Antara Bodoh dan Hilangnya Rasa Malu: Membaca Fenomena Pemimpin yang Membiarkan Organisasi Mandek

Bagikan Keteman :


Dalam kehidupan sosial, kita sering menyaksikan satu fenomena yang mengundang keprihatinan:
Seseorang diberi amanah untuk memimpin sebuah organisasi atau lembaga, namun membiarkannya mandek, tidak bergerak, tidak menjalankan peran sebagaimana mestinya.
Anehnya, ia tidak merasa bersalah atau malu dengan kondisi tersebut.

Apa penyebab utama fenomena ini?
Apakah karena kebodohan — ia tidak tahu bagaimana memimpin?
Ataukah karena rasa malu dalam dirinya telah mati?

Menimbang Antara Dua Sebab

  • Kalau karena bodoh, berarti ia tidak tahu apa yang harus dilakukan. Namun biasanya, orang bodoh yang masih memiliki rasa malu akan berusaha belajar, bertanya, memperbaiki diri, atau merasa gelisah dengan ketidakmampuan tersebut.
  • Kalau karena hilang rasa malu, maka ia sebenarnya tahu bahwa organisasinya tidak berjalan, sadar bahwa dirinya lalai, tetapi tidak peduli. Ia tetap menikmati jabatan dan status sosial tanpa merasa bersalah.
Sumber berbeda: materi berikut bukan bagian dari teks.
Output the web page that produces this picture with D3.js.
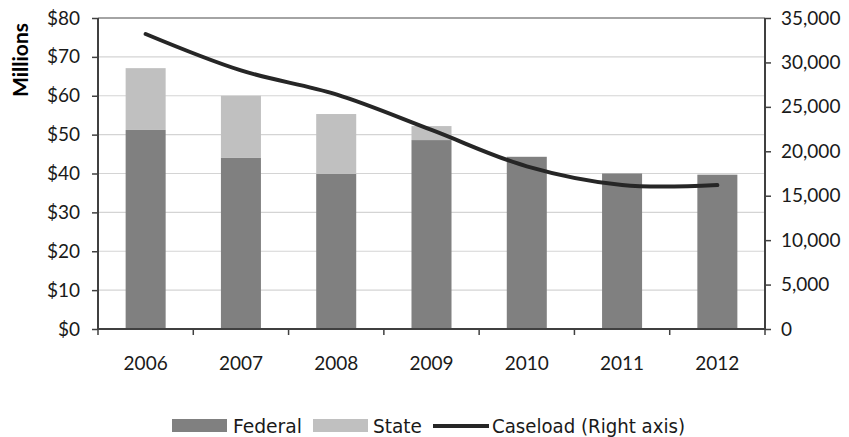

Mana yang Lebih Dekat dengan Fakta?

Melihat berbagai kenyataan di lapangan, kehilangan rasa malu lebih sering menjadi sebab utamanya, bukan semata-mata karena kebodohan.

Mengapa?

  1. Tanda-tanda kesadaran tetap ada.
    Banyak pemimpin yang tahu program tidak jalan, tahu lembaga kosong aktivitas, tapi tetap diam dan tidak berinisiatif.
  2. Tidak ada usaha memperbaiki.
    Kalau karena bodoh, seharusnya ada minimal upaya mencari solusi. Tapi dalam fenomena ini, yang ada justru sikap cuek dan santai.
  3. Orientasi hanya pada simbol jabatan.
    Bagi mereka, jabatan bukan lagi amanah, melainkan sekadar lambang kehormatan pribadi.

Maka jelas:
Bukan bodoh yang menjadi akar masalah utama, tetapi matinya rasa malu dalam memikul amanah.

Bahaya Hilangnya Rasa Malu dalam Kepemimpinan

Hilangnya rasa malu pada pemimpin membawa dampak besar:

  • Organisasi menjadi mati suri.
  • Kepercayaan masyarakat hancur.
  • Budaya kerja yang malas dan tidak bertanggung jawab makin menyebar.
  • Generasi di bawahnya belajar bahwa jabatan bisa dipakai tanpa perlu kinerja.

Penutup

Rasa malu adalah ruh dari kepemimpinan yang sejati.
Ketika malu mati, maka hilanglah semangat perbaikan, hilang rasa peduli, dan akhirnya hilanglah makna dari jabatan itu sendiri.

Maka, hendaknya setiap orang yang diberi amanah bertanya pada dirinya:
“Apakah aku masih memiliki rasa malu jika amanah ini tidak aku jalankan dengan baik?”
Karena malu — dalam pandangan agama dan akhlak — adalah cabang dari iman.